And with that, I welcome you to the Tolkien Forum!

I always imagined the gap between the Fall of Barad-dur and "our time" to be much much more than 6000 years - Middle Earth simply seems more ancient and removed in my mind. If it was up to me, I'd say the gap is about 15,000 - 25,000 years. That is of course, only a guess.


----------



## Estrella (Apr 29, 2003)

-releif-
lol. i suppose you are right, and they are very different systems of time, history, ect. i guess we are all just guessing about it. since the world is gonna be destroyed when the sun goes supernova in bout 5 billion years anyway, it doesn't really matter. It would be interesting to get a more exact time though.


----------



## baragund (Apr 29, 2003)

Estrella,

I'm not aware of any more precise estimate of the gap between the end of the Third Age and present day than the reference from Tolkien's letters that Ithrynluin gave. 

I'll defer to the history students here, but I don't think there is a large body of evidence of what was going on in northwest Europe at around 4000 BC, especially during Tolkien's time. That would put the Third Age far enough back to avoid obvious conflicts with known history at the time, but no so far back that the inhabitants of ME would have to contend with things like the ice age, saber toothed lions, wooly mammoths (whoops, I forgot about the Oliphaunts!). 

Oh, and welcome to the neighborhood! You'll find all sorts of interesting thing to talk about here.


----------



## Estrella (Apr 29, 2003)

I must admit i am a bit rusty on early european history and times. Haven't had much time lately. i shall try to do research, i hate to leave a question unanswered. thank you.


----------



## Helcaraxë (May 24, 2003)

I think it was mainly because the free ppls of ME were often at war with someone. Throughout the first, second, and third age, the wars with Morgoth/Sauron took a heavy toll on population. However, i'm not convinved that all of ME did have a low population. We have no idea about the population of Rhun or Harad or Forodwaith. It could be that because it was mainly the Numenoreans who fought in the second and third ages against (or with in the cause of the easterlings) the dark powers, that these peoples had oppurtunity for their population to grow.

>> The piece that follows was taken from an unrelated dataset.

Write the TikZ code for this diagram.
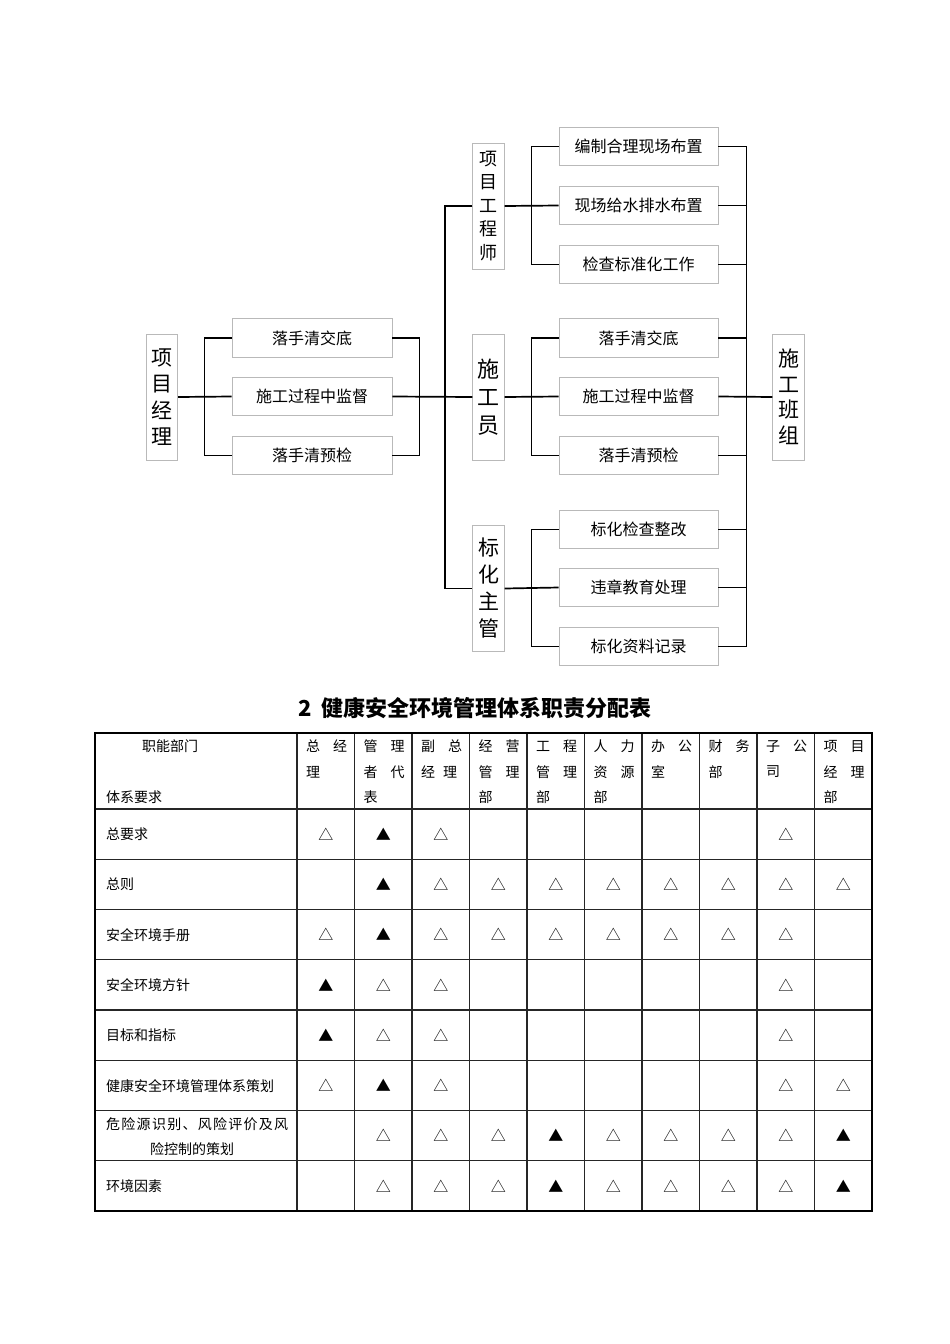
\documentclass[tikz,border=0pt]{standalone}
\usepackage{fontspec}
\setmainfont{Noto Sans CJK SC}
\definecolor{boxgray}{RGB}{185,185,185}
\begin{document}
\begin{tikzpicture}[x=1pt,y=-1pt,
  box/.style={draw=boxgray, line width=0.9pt, minimum width=160pt, minimum height=38.5pt, inner sep=0pt, font=\fontsize{16}{16}\selectfont},
  vbox/.style={draw=boxgray, line width=0.9pt, minimum width=31.5pt, minimum height=126pt, inner sep=0pt, align=center},
  conn/.style={line width=1.7pt, black},
  cell/.style={inner sep=0pt, font=\fontsize{14}{14}\selectfont},
  sym/.style={inner sep=0pt, font=\fontsize{15}{15}\selectfont},
  outer/.style={line width=2.2pt, black},
  inner/.style={line width=1.2pt, black!85}]
\useasboundingbox (0,0) rectangle (950,1344);

% ---------- organisation chart ----------
\node[vbox, font=\fontsize{21}{26.5}\selectfont] (pm) at (162,397) {项\\目\\经\\理};
\node[box, minimum width=160pt] (L1) at (312,338) {落手清交底};
\node[box, minimum width=160pt] (L2) at (312,396.5) {施工过程中监督};
\node[box, minimum width=160pt] (L3) at (312,455.5) {落手清预检};

\node[vbox, font=\fontsize{18}{23.5}\selectfont] (pe) at (488.5,206) {项\\目\\工\\程\\师};
\node[vbox, font=\fontsize{22}{28}\selectfont] (sg) at (488.5,397) {施\\工\\员};
\node[vbox, font=\fontsize{21}{27}\selectfont] (sup) at (488.5,588.5) {标\\化\\主\\管};

\node[box, minimum width=159pt] (R1) at (638.5,146.5) {编制合理现场布置};
\node[box, minimum width=159pt] (R2) at (638.5,205.5) {现场给水排水布置};
\node[box, minimum width=159pt] (R3) at (638.5,264.5) {检查标准化工作};
\node[box, minimum width=159pt] (R4) at (638.5,338) {落手清交底};
\node[box, minimum width=159pt] (R5) at (638.5,396.5) {施工过程中监督};
\node[box, minimum width=159pt] (R6) at (638.5,455.5) {落手清预检};
\node[box, minimum width=159pt] (R7) at (638.5,529.5) {标化检查整改};
\node[box, minimum width=159pt] (R8) at (638.5,587.5) {违章教育处理};
\node[box, minimum width=159pt] (R9) at (638.5,646.5) {标化资料记录};

\node[vbox, font=\fontsize{21}{25.5}\selectfont] (team) at (788.5,397) {施\\工\\班\\组};

\coordinate (rb) at (746,0);

% left brackets
\draw[conn] (pm.east) -- (L2.west);
\draw[conn] (L1.west) -- ++(-27,0) |- (L3.west);
\draw[conn] (L1.east) -- ++(27,0) |- (L3.east);
% trunk
\draw[conn] (L2.east) -- (sg.west);
\draw[conn] (pe.west) -- ++(-27,0) |- (sup.west);
% middle brackets
\draw[conn] (pe.east) -- (R2.west);
\draw[conn] (R1.west) -- ++(-27,0) |- (R3.west);
\draw[conn] (sg.east) -- (R5.west);
\draw[conn] (R4.west) -- ++(-27,0) |- (R6.west);
\draw[conn] (sup.east) -- (R8.west);
\draw[conn] (R7.west) -- ++(-27,0) |- (R9.west);
% right bracket
\draw[conn] (R1.east) -- ++(28,0) |- (R9.east);
\foreach \k in {2,3,4,6,7,8} \draw[conn] (R\k.east) -- (R\k.east -| rb);
\draw[conn] (R5.east) -- (team.west);

% ---------- title ----------
\node[inner sep=0pt, font=\fontsize{22}{22}\selectfont\bfseries] (title) at (475,708) {2\hspace{9pt}健康安全环境管理体系职责分配表};

% ---------- table ----------
\foreach \k in {1,...,7} \draw[inner] (95,{809+50.25*\k}) -- (872,{809+50.25*\k});
\draw[inner] (95,809) -- (872,809);
\foreach \k in {1,...,9} \draw[inner] ({297+57.5*\k},733) -- ({297+57.5*\k},1211);
\draw[inner] (297,733) -- (297,1211);
\draw[outer] (95,733) rectangle (872,1211);

% header
\node[cell] (hA) at (170,746) {职能部门};
\node[cell, anchor=west] (hB) at (106,797) {体系要求};
\foreach \j/\la/\lb/\lc in {1/总\hspace{13pt}经/理/,
  2/管\hspace{13pt}理/者\hspace{13pt}代/表,
  3/副\hspace{13pt}总/经\hspace{8pt}理/,
  4/经\hspace{13pt}营/管\hspace{13pt}理/部,
  5/工\hspace{13pt}程/管\hspace{13pt}理/部,
  6/人\hspace{13pt}力/资\hspace{13pt}源/部,
  7/办\hspace{13pt}公/室/,
  8/财\hspace{13pt}务/部/,
  9/子\hspace{13pt}公/司/,
  10/项\hspace{13pt}目/经\hspace{13pt}理/部} {
  \node[cell, anchor=west] (h\j a) at ({297+57.5*(\j-1)+9},746) {\la};
  \node[cell, anchor=west] (h\j b) at ({297+57.5*(\j-1)+9},772) {\lb};
  \node[cell, anchor=west] (h\j c) at ({297+57.5*(\j-1)+9},797) {\lc};
}

% row labels
\node[cell, anchor=west] (r1) at (106,834) {总要求};
\node[cell, anchor=west] (r2) at (106,884.5) {总则};
\node[cell, anchor=west] (r3) at (106,935) {安全环境手册};
\node[cell, anchor=west] (r4) at (106,985) {安全环境方针};
\node[cell, anchor=west] (r5) at (106,1035.5) {目标和指标};
\node[cell, anchor=west] (r6) at (106,1086) {健康安全环境管理体系策划};
\node[cell, anchor=west] (r7a) at (106,1124) {\makebox[182pt][s]{危\hfill 险\hfill 源\hfill 识\hfill 别\hfill 、\hfill 风\hfill 险\hfill 评\hfill 价\hfill 及\hfill 风}};
\node[cell] (r7b) at (192,1149) {险控制的策划};
\node[cell, anchor=west] (r8) at (106,1186) {环境因素};

% marks: 1 = open triangle, 2 = filled triangle
\foreach \codes [count=\i] in {
  {1,2,1,0,0,0,0,0,1,0},
  {0,2,1,1,1,1,1,1,1,1},
  {1,2,1,1,1,1,1,1,1,0},
  {2,1,1,0,0,0,0,0,1,0},
  {2,1,1,0,0,0,0,0,1,0},
  {1,2,1,0,0,0,0,0,1,1},
  {0,1,1,1,2,1,1,1,1,2},
  {0,1,1,1,2,1,1,1,1,2}} {
  \foreach \c [count=\j] in \codes {
    \ifnum\c=1 \node[sym] (m\i-\j) at ({297+57.5*(\j-0.5)},{809+50.25*(\i-0.5)}) {△};\fi
    \ifnum\c=2 \node[sym] (m\i-\j) at ({297+57.5*(\j-0.5)},{809+50.25*(\i-0.5)}) {▲};\fi
  }
}
\end{tikzpicture}
\end{document}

However, Tolkien gives no indication of this, so its all conjecture.


----------



## Inderjit S (May 25, 2003)

Heres a interesting quote from Letter #347 on elven populations. (Only the ones in Lothlorien, Mithlond and Rivendell though, since this a reference to the fact that there were more men speaking Quenya+Sindarin then Elves at the time of the WoTR and the main dialect in Thranduil's realm was a Sylvanic one, since when Oropher etc moved East they adopted Sylvan cutoms.




> It may be noted that at the end of the Third Age. there were prob. more people who knew Quenya or Sindarin then there were elves did either! Though dwindling, the population of Minas Tirith and it's fiefs had been much greater then that of Lindon, Rivendell or Lorien


 _Letter #347 ; Letters of J.R.R Tolkien_


----------